DATA »
· · · · · · ·
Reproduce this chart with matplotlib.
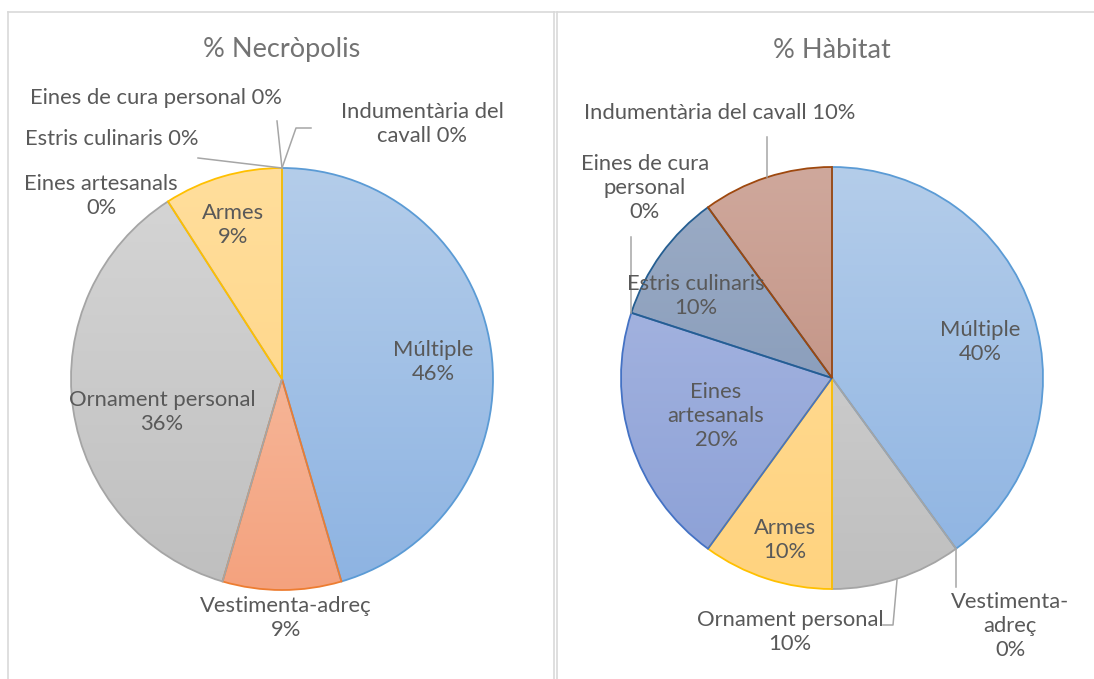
import numpy as np
import matplotlib
matplotlib.use("Agg")
import matplotlib.pyplot as plt
from matplotlib.colors import to_rgb

plt.rcParams['font.family'] = ['Lato', 'DejaVu Sans']

# categories (same order for both charts, Excel series order)
categories = ['Múltiple', 'Vestimenta-adreç', 'Ornament personal', 'Armes',
              'Eines artesanals', 'Eines de cura personal', 'Estris culinaris',
              'Indumentària del cavall']
# percentages
necropolis = [45.5, 9.1, 36.4, 9.1, 0, 0, 0, 0]
habitat = [40, 0, 10, 10, 20, 0, 10, 10]

# edge colours and gradient (top, bottom) fills
edge_colors = ['#5B9BD5', '#ED7D31', '#A5A5A5', '#FFC000',
               '#4472C4', '#70AD47', '#255E91', '#9E480E']
grad_top = ['#B4CDEA', '#F8C8B0', '#D6D6D6', '#FFDE9C',
            '#AEBBE3', '#B6D8A2', '#9DADC6', '#CFA89C']
grad_bot = ['#8DB3E2', '#F4A27E', '#BFBFBF', '#FFD37F',
            '#8A9FD6', '#94C47A', '#7A91B3', '#BB8676']

TXT = '#595959'
FS = 15.8

W, H = 1094, 679
R = 211
fig = plt.figure(figsize=(W / 100, H / 100), dpi=100)


def pct(v):
    return f'{int(v + 0.5)}%'


def add_pie_axes(x0, x1):
    ax = fig.add_axes([x0 / W, 0, (x1 - x0) / W, (H - 12) / H])
    ax.axis('off')
    return ax


def set_limits(ax, x0, x1, cx, cy):
    ax.set_aspect('auto')
    ax.set_xlim((x0 - cx) / R, (x1 - cx) / R)
    ax.set_ylim((cy - H) / R, (cy - 12) / R)


def draw_pie(ax, values):
    wedges, _ = ax.pie(values, startangle=90, counterclock=False, radius=1,
                       wedgeprops=dict(linewidth=1.3))
    for i, w in enumerate(wedges):
        if values[i] == 0:
            w.set_visible(False)
            continue
        t, b = np.array(to_rgb(grad_top[i])), np.array(to_rgb(grad_bot[i]))
        f = np.linspace(0, 1, 256)[:, None, None]
        img = t * (1 - f) + b * f
        im = ax.imshow(img, extent=(-1, 1, -1, 1), origin='upper',
                       aspect='auto', zorder=1)
        im.set_clip_path(w)
        w.set_facecolor('none')
        w.set_edgecolor(edge_colors[i])
        w.set_zorder(2)


def label(ax, x, y, s, cx, cy, fs=FS, color=TXT):
    ax.text((x - cx) / R, (cy - y) / R, s, ha='center', va='center',
            fontsize=fs, color=color, linespacing=1.25, zorder=5)


def leader(ax, pts, cx, cy):
    xs = [(p[0] - cx) / R for p in pts]
    ys = [(cy - p[1]) / R for p in pts]
    ax.plot(xs, ys, color='#A6A6A6', lw=1.1, zorder=4)


# ---- left: Necròpolis
cxL, cyL = 282, 379
axL = add_pie_axes(8, 555)
draw_pie(axL, necropolis)
set_limits(axL, 8, 555, cxL, cyL)
pL = [pct(v) for v in necropolis]
label(axL, 282, 50, '% Necròpolis', cxL, cyL, fs=19.5, color='#737373')
label(axL, 433, 362, f'{categories[0]}\n{pL[0]}', cxL, cyL)
label(axL, 286, 618, f'{categories[1]}\n{pL[1]}', cxL, cyL)
label(axL, 162, 412, f'{categories[2]}\n{pL[2]}', cxL, cyL)
label(axL, 233, 225, f'{categories[3]}\n{pL[3]}', cxL, cyL)
label(axL, 101, 196, 'Eines artesanals\n' + pL[4], cxL, cyL)
label(axL, 156, 98, f'{categories[5]} {pL[5]}', cxL, cyL)
label(axL, 112, 139, f'{categories[6]} {pL[6]}', cxL, cyL)
label(axL, 422, 124, 'Indumentària del\n' + f'cavall {pL[7]}', cxL, cyL)
leader(axL, [(282, 168), (277, 121)], cxL, cyL)
leader(axL, [(282, 168), (198, 158)], cxL, cyL)
leader(axL, [(282, 168), (296, 128), (311, 128)], cxL, cyL)

# ---- right: Hàbitat
cxR, cyR = 832, 378
axR = add_pie_axes(557, 1094)
draw_pie(axR, habitat)
set_limits(axR, 557, 1094, cxR, cyR)
pR = [pct(v) for v in habitat]
label(axR, 832, 50, '% Hàbitat', cxR, cyR, fs=19.5, color='#737373')
label(axR, 980, 342, f'{categories[0]}\n{pR[0]}', cxR, cyR)
label(axR, 1010, 626, 'Vestimenta-\nadreç\n' + pR[1], cxR, cyR)
label(axR, 790, 632, f'{categories[2]}\n{pR[2]}', cxR, cyR)
label(axR, 785, 540, f'{categories[3]}\n{pR[3]}', cxR, cyR)
label(axR, 716, 416, 'Eines\nartesanals\n' + pR[4], cxR, cyR)
label(axR, 645, 188, 'Eines de cura\npersonal\n' + pR[5], cxR, cyR)
label(axR, 696, 296, f'{categories[6]}\n{pR[6]}', cxR, cyR)
label(axR, 720, 113, f'{categories[7]} {pR[7]}', cxR, cyR)
leader(axR, [(767, 177), (767, 137)], cxR, cyR)
leader(axR, [(631, 313), (631, 237)], cxR, cyR)
leader(axR, [(956, 549), (956, 587)], cxR, cyR)
leader(axR, [(897, 580), (893, 625), (883, 625)], cxR, cyR)

# chart borders
bc = '#D9D9D9'
fig.add_artist(plt.Line2D([8 / W, 8 / W], [0, 1 - 12 / H], color=bc, lw=1.2))
fig.add_artist(plt.Line2D([8 / W, 555 / W], [1 - 12 / H] * 2, color=bc, lw=1.2))
fig.add_artist(plt.Line2D([554 / W, 554 / W], [0, 1 - 12 / H], color=bc, lw=1.2))
fig.add_artist(plt.Line2D([557 / W, 557 / W], [0, 1 - 12 / H], color=bc, lw=1.2))
fig.add_artist(plt.Line2D([557 / W, 1], [1 - 12 / H] * 2, color=bc, lw=1.2))

fig.savefig('out.png', dpi=100)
· · · · · · ·
TASK DIRECTIONS » Provide only the count of lines in the material above that hold the word "matplotlib".

OUTPUT FOR THIS EXERCISE » 5